::: Records to use

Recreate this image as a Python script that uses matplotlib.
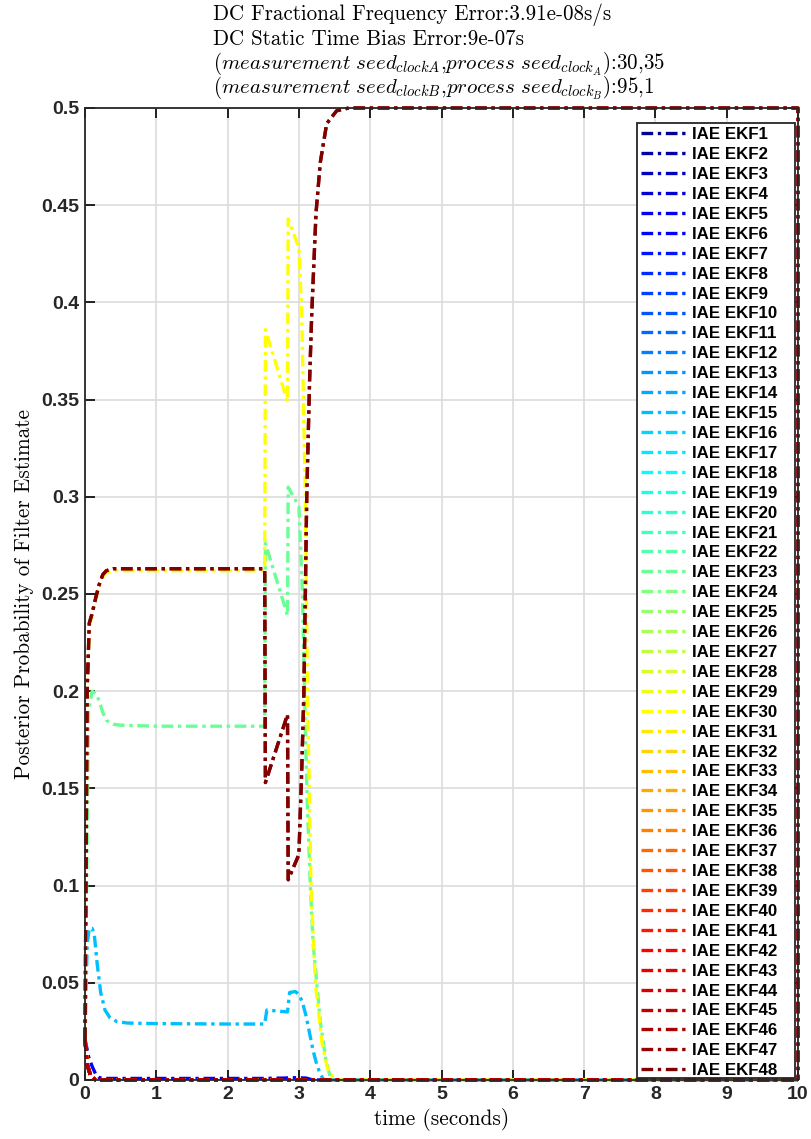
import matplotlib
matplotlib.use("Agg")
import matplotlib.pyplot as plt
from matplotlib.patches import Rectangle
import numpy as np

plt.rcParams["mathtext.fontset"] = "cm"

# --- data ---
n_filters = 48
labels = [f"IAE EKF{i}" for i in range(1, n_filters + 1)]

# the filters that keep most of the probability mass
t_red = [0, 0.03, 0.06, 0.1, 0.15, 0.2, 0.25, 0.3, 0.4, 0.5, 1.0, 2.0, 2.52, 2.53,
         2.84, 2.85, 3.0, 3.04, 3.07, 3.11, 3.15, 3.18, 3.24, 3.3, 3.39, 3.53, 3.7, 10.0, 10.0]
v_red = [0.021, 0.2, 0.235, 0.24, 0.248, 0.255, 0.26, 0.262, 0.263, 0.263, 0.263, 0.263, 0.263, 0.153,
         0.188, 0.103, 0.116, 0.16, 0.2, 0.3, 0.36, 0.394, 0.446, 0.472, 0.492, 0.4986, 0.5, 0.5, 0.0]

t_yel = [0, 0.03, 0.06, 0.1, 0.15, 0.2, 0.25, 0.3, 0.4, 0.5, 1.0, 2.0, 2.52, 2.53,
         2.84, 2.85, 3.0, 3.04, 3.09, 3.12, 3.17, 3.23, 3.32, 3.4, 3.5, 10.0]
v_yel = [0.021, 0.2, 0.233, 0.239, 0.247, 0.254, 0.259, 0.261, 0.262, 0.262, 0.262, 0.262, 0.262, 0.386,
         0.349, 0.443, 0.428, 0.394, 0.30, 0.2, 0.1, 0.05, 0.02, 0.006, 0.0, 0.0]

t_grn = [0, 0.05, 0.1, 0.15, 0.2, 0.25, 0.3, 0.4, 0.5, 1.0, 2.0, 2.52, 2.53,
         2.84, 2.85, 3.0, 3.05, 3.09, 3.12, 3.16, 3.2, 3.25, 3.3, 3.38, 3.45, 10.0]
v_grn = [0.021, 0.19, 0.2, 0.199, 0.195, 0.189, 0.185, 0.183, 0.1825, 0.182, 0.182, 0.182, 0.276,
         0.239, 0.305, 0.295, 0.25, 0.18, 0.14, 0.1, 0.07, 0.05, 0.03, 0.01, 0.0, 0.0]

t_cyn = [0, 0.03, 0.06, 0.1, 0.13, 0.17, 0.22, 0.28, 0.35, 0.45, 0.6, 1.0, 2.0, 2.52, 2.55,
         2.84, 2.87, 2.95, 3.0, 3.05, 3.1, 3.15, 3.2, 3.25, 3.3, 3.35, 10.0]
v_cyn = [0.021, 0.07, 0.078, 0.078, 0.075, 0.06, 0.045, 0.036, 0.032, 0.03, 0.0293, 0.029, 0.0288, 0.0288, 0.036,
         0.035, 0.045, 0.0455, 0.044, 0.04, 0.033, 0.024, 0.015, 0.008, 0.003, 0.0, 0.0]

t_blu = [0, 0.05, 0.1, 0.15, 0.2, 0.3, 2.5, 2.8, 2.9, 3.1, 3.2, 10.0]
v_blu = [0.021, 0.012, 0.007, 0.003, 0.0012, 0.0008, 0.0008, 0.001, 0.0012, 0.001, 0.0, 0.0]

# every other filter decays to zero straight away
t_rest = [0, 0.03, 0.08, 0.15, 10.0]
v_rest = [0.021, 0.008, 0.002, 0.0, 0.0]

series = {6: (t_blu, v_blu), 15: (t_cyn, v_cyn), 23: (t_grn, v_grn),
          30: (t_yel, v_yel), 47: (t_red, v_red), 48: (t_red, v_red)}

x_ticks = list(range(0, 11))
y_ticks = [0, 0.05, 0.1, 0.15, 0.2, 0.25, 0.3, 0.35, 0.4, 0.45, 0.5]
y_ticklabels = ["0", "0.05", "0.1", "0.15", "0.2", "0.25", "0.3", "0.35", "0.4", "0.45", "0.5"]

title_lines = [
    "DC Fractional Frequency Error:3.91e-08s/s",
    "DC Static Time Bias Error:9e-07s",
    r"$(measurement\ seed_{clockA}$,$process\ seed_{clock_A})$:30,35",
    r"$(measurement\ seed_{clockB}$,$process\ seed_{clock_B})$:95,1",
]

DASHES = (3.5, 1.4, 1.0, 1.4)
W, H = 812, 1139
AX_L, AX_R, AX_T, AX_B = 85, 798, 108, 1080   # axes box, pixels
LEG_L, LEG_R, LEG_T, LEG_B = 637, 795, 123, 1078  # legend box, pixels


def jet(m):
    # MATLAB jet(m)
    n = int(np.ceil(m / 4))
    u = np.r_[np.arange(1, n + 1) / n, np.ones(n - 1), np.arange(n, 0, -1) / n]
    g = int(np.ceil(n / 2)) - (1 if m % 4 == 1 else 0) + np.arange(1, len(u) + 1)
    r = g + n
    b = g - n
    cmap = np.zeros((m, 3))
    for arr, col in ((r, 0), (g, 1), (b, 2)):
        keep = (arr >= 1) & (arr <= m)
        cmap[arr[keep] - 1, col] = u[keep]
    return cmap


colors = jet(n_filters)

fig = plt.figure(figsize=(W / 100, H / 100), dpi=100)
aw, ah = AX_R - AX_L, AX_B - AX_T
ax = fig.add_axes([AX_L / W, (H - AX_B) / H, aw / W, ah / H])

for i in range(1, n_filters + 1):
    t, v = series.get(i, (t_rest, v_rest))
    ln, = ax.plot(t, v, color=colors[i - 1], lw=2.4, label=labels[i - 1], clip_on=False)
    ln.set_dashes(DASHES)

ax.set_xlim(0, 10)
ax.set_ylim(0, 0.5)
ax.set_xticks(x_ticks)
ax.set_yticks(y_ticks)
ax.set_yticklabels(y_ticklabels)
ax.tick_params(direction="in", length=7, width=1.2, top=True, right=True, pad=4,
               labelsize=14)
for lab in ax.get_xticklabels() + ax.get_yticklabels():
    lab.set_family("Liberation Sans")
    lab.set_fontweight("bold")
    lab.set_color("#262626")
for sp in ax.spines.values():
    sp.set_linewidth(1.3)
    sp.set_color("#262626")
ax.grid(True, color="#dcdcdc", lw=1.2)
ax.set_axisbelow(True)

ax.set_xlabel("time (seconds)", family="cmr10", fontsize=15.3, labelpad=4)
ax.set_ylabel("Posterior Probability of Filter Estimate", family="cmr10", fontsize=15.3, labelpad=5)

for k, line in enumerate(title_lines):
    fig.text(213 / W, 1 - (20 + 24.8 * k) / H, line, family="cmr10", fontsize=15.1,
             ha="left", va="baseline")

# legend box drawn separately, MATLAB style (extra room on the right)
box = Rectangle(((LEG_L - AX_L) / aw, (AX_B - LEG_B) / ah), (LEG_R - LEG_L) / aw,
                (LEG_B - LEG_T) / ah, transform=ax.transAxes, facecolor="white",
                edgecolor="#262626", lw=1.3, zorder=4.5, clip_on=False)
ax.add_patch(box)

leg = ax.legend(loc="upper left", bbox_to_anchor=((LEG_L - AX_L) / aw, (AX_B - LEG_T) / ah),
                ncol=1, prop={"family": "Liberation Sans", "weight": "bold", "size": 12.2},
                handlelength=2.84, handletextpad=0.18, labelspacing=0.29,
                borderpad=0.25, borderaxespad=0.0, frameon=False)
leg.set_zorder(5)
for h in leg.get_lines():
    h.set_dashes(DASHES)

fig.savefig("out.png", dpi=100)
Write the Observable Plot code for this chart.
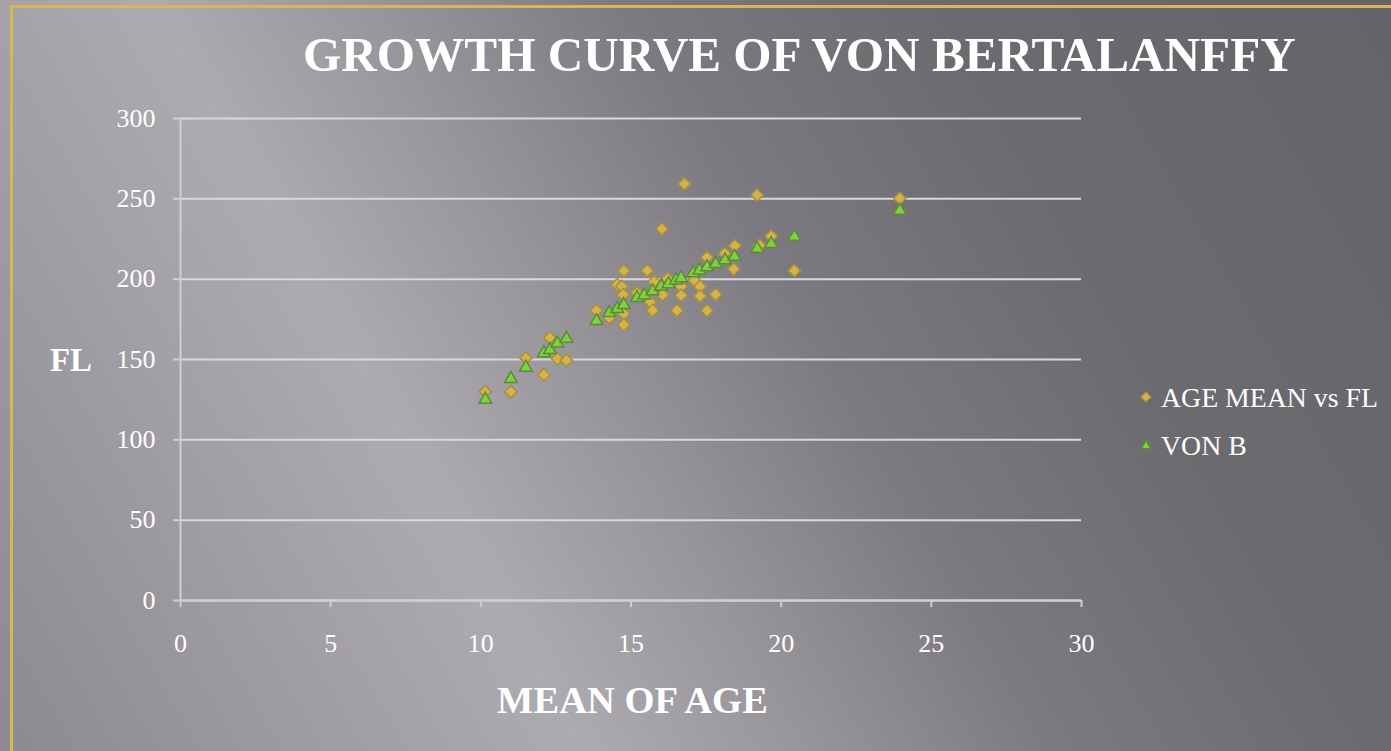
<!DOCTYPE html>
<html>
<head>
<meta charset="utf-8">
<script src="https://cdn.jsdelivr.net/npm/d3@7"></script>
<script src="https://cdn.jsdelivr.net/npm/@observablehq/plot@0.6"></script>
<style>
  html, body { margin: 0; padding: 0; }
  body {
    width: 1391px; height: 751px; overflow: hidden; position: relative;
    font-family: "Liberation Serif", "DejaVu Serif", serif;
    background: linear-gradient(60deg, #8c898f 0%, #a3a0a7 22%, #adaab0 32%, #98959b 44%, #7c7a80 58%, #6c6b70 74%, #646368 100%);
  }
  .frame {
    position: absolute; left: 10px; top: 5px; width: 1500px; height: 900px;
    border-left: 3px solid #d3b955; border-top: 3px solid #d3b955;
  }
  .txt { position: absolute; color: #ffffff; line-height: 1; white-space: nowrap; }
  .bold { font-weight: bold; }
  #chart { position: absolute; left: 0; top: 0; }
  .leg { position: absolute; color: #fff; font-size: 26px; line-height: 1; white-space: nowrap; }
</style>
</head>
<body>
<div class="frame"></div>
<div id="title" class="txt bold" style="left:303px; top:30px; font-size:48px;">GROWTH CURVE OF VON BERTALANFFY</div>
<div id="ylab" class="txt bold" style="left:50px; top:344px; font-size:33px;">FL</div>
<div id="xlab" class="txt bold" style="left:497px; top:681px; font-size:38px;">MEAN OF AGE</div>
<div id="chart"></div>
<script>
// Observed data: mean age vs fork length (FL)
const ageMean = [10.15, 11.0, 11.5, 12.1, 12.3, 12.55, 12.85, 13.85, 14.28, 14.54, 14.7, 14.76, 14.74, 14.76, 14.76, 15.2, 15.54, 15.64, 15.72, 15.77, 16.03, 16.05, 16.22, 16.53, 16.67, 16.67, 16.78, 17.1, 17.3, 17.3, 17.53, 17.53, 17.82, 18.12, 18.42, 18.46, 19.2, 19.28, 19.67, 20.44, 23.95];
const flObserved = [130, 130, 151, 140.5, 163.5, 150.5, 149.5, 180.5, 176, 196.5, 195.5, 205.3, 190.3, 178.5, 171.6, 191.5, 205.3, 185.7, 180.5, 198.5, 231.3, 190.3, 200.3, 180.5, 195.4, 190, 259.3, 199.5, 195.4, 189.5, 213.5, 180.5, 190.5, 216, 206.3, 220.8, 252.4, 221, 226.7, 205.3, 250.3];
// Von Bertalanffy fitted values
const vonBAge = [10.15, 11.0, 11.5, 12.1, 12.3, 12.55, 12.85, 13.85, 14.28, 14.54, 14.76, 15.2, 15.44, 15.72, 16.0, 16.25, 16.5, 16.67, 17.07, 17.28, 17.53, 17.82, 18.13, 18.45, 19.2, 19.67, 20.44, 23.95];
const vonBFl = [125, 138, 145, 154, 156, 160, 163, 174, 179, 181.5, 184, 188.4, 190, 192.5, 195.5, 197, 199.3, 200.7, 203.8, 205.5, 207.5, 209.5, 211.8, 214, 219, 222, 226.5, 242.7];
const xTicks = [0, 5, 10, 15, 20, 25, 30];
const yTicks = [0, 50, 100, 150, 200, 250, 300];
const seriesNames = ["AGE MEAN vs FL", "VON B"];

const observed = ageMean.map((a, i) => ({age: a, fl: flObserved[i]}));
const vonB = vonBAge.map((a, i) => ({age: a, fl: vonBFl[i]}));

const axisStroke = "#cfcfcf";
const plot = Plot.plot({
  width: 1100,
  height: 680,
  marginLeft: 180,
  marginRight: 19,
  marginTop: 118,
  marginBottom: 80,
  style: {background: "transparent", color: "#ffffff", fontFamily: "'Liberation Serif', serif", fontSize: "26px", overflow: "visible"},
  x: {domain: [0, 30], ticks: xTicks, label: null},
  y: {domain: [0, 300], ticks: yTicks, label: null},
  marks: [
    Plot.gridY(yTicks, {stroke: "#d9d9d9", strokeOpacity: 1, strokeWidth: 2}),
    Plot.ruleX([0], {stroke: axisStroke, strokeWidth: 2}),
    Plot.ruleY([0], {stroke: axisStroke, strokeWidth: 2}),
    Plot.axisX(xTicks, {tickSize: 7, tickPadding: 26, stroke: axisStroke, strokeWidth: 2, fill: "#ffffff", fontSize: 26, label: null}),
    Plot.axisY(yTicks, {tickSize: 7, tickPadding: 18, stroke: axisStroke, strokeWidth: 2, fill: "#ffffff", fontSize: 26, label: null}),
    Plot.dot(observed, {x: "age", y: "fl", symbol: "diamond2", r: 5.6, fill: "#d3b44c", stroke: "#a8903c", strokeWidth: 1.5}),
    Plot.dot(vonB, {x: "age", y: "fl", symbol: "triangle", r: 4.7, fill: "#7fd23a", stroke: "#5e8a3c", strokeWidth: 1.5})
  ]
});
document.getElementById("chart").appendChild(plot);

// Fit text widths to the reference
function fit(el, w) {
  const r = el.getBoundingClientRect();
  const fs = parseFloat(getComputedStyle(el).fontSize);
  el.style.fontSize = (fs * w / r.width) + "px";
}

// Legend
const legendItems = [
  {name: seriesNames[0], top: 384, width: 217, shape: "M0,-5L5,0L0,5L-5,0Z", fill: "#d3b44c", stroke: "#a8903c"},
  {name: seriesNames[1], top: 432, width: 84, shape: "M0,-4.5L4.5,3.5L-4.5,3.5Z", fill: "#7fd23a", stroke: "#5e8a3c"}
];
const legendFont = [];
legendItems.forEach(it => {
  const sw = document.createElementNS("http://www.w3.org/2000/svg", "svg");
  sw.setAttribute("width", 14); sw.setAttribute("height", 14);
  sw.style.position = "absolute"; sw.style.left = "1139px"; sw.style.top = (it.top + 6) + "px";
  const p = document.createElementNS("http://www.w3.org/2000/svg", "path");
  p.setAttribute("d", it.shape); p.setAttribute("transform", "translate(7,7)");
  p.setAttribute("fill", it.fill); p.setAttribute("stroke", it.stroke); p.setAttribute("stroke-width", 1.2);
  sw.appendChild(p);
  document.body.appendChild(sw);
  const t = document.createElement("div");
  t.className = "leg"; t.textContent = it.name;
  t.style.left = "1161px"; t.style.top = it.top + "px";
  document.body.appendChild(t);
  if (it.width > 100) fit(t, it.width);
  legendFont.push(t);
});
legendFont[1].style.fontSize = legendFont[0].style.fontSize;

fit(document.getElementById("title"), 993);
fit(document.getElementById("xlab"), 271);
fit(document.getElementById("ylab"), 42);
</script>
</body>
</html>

::::::

Please return, exactly as written, the lines from the first line of the records above through the line containing "0.5, 0.5, 0.0]", both included, leaving out any pictures.

Recreate this image as a Python script that uses matplotlib.
import matplotlib
matplotlib.use("Agg")
import matplotlib.pyplot as plt
from matplotlib.patches import Rectangle
import numpy as np

plt.rcParams["mathtext.fontset"] = "cm"

# --- data ---
n_filters = 48
labels = [f"IAE EKF{i}" for i in range(1, n_filters + 1)]

# the filters that keep most of the probability mass
t_red = [0, 0.03, 0.06, 0.1, 0.15, 0.2, 0.25, 0.3, 0.4, 0.5, 1.0, 2.0, 2.52, 2.53,
         2.84, 2.85, 3.0, 3.04, 3.07, 3.11, 3.15, 3.18, 3.24, 3.3, 3.39, 3.53, 3.7, 10.0, 10.0]
v_red = [0.021, 0.2, 0.235, 0.24, 0.248, 0.255, 0.26, 0.262, 0.263, 0.263, 0.263, 0.263, 0.263, 0.153,
         0.188, 0.103, 0.116, 0.16, 0.2, 0.3, 0.36, 0.394, 0.446, 0.472, 0.492, 0.4986, 0.5, 0.5, 0.0]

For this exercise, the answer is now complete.